Si bien son escasos los estudios que ordenan las motivaciones detrás del asesinato —muchas veces porque los crímenes quedan impunes y otras por el propio suicidio del perpetrador— hay dos denominadores comunes: la ausencia de una comunidad o red de apoyo y las fuertes dinámicas patriarcales. “No podemos criminalizar las alteraciones de salud mental”, argumenta Guerrero. “No todos tienen personalidad paranoide, celotipia o trastorno de personalidad. Pero todos son hombres machistas sin herramientas para tolerar ciertas realidades”. En muchos casos, añade Royett, son hombres que primero fueron víctimas de violencias físicas o sexuales. “También es recurrente encontrar una grave ruptura del tejido social en la historia de estos hombres”, explica Román, profesora en la Universidad Javeriana Bogotá. “Es más fácil que se vuelvan violentos cuando no existe el sentido de pertenencia”.
Es por ello que autoras como Rita Segato, una de las voces vivas referentes en la materia, habla de los feminicidas como “pobres diablos” que actúan a consecuencia de su fragilidad: “La violencia es la más clara señal del fracaso masculino, porque es el último recurso para imponer un ‘yo’ en el mundo”.
Prevención desde la primera infancia
Actualmente, solo en Bogotá hay 655 mujeres en riesgo alto de feminicidio. Aún con medidas de protección, el Estado sigue sin poder garantizar su integridad. Suelen llegar muy tarde. O no llegar. “La intervención se hace sobre las víctimas y no sobre los victimarios. Es la tradición, pero está equivocada”, asegura convencido Royett. Los patrones que han ido perfilando los expertos son lo suficientemente contundentes como para incidir desde la primera infancia. Es ahí donde es aún plausible identificar y reconducir conductas machistas y controladoras. “El mundo emocional de los jóvenes y de los hombres es muy complejo porque no están socializados como seres que puedan expresar sus emociones. Hay que intervenir cuando son muy pequeños y monitorear la juventud”, añade.
Guerrero concuerda. Y aunque celebra que cada vez sea más común el discurso feminista y los programas de prevención en las escuelas, lamenta que muchos de ellos no están sometidos a evaluaciones. “Hay jóvenes que entienden que tu pareja no debería recomendarte cómo te vistes ni revisarte el celular. Pero no sabemos si cuando están en una relación y sucede, se apartan de ellos o no. Necesitamos evaluar los programas y cambiarlos si no funcionan”, dice.
¿Es la cárcel la solución?
Las cárceles en Colombia, y otras partes del mundo, no son espacios de rehabilitación. En Colombia, el porcentaje de los presos que reinciden es del 36%. En Chile, del 52,9% y en México ronda el 60% en delitos de robo.
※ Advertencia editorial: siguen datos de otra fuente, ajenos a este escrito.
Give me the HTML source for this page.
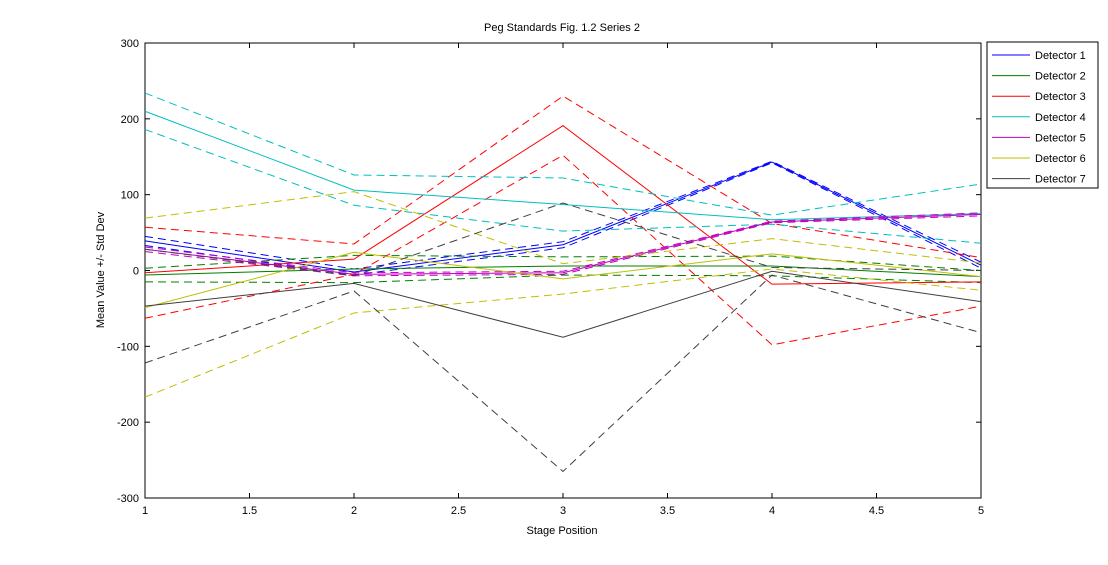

Guerrero se pregunta qué pasará con los feminicidas cuando salgan de la prisión. “En Colombia, dentro de cinco años empezarán a ser libres los primeros condenados por la ley de feminicidios que ya cumplieron la pena. ¿Podemos asegurar que la cárcel les enseñó a dejar de ser violentos? ¿Podemos garantizar la seguridad de las siguientes parejas que van a tener?”, cuestiona.
Tanto la psicóloga forense como Royett lamentan el populismo punitivo creciente en la región. “La cárcel es necesaria, pero hay que tener tratamientos efectivos además eso y toca abrir el debate de qué hacemos con ellos”, zanja Guerrero. Para él, es preciso el acompañamiento psicológico en las prisiones y un reenfoque de las mismas que busque rehabilitar y no castigar.
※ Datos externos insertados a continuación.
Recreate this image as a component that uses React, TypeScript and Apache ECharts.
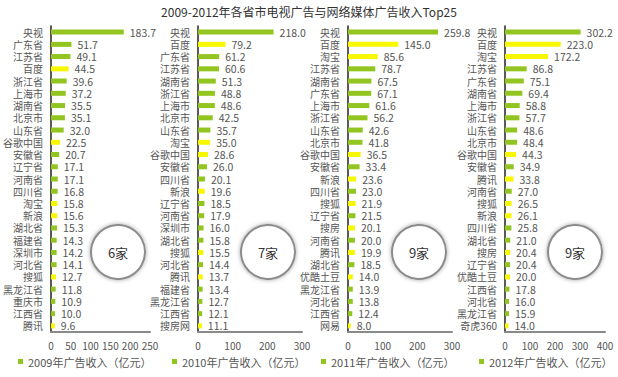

La justicia restaurativa con las familias de feminicidio está fuera de la mesa para la mayor parte del movimieno feminista. De hecho, las leyes alternatividad penal de países como Costa Rica o Colombia prohíben otra vía que no sea la penal en delitos contra la mujer. La ley de violencia de género mexicana establece que se han de “evitar procedimientos de mediación o conciliación, por ser inviables en una relación de sometimiento entre la persona agresora y las víctimas”. Sin embargo, otra rama del movimiento considera que esta es una forma de quitarle agencia a las mujeres y sus familias: otra forma de violencia patriarcal.
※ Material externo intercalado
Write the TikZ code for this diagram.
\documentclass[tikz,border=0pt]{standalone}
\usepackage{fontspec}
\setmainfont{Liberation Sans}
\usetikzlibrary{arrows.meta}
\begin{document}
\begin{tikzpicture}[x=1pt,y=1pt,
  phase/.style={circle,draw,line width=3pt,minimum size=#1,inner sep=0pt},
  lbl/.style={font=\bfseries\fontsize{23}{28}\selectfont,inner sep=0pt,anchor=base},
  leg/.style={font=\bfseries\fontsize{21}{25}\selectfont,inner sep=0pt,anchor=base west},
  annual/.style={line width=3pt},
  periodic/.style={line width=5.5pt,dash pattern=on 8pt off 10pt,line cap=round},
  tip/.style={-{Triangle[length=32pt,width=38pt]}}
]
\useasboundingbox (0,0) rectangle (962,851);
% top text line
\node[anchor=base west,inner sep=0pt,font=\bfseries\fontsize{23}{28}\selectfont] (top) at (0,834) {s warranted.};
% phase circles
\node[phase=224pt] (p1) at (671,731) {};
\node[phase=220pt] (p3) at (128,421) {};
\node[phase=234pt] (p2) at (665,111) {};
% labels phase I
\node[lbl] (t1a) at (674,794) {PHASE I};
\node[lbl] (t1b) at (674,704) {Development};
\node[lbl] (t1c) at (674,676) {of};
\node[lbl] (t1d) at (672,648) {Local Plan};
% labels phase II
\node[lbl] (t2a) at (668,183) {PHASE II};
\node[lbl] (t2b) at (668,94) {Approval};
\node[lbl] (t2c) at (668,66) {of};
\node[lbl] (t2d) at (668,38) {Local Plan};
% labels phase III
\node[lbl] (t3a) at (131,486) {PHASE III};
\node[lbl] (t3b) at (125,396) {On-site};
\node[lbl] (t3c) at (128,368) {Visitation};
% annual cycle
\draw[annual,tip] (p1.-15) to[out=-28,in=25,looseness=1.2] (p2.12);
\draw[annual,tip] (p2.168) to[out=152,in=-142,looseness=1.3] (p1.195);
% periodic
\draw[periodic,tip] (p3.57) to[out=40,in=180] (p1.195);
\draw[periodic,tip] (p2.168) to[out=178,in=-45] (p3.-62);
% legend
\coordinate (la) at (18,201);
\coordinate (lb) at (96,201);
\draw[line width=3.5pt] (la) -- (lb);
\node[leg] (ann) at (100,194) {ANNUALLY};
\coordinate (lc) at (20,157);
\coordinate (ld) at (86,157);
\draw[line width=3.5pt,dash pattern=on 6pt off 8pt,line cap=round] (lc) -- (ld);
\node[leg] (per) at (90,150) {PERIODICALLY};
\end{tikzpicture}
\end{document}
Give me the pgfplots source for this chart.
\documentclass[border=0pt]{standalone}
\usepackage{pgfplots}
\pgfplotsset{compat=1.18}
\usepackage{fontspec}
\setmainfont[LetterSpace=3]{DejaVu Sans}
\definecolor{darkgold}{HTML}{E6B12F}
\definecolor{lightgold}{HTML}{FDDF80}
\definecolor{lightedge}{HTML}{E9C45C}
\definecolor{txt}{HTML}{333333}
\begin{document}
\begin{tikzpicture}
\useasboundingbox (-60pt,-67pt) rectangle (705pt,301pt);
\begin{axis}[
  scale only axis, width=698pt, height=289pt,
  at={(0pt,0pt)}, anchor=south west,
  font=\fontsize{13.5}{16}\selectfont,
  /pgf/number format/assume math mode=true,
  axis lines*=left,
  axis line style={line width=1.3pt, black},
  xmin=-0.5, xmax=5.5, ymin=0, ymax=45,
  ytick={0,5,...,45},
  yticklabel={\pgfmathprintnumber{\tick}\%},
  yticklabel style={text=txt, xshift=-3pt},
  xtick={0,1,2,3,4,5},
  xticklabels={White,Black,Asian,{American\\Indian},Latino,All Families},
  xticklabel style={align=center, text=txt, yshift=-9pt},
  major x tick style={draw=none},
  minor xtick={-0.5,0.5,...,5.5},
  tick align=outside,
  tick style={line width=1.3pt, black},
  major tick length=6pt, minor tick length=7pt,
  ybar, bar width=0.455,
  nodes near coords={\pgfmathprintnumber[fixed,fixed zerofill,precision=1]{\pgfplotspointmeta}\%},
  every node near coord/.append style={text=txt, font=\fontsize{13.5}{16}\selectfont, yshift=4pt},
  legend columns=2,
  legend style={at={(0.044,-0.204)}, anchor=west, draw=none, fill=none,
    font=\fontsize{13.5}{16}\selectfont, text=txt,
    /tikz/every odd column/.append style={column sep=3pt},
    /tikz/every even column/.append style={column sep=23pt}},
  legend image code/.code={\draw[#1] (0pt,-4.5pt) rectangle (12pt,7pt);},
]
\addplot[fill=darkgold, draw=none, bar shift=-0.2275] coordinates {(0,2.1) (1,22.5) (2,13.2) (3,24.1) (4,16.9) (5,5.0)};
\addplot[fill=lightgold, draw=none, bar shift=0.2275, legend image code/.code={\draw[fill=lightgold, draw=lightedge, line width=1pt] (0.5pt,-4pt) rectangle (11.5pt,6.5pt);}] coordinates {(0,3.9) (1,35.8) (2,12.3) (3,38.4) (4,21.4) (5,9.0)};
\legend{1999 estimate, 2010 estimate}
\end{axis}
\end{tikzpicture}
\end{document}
Román no cierra la puerta a estos procesos que buscan la reparación pero cree que “aún falta mucho trabajo”. “Hay que ser extremadamente cautelosos en estos procesos de mediación porque la violencia ejercida dentro de una pareja es muy diferente a los casos de terrorismo, por ejemplo, donde ya se ha usado”, cuenta. “El Estado no puede exponer a una víctima así sin garantías. Lo que es evidente es que la cárcel no es la solución porque nos siguen matando”.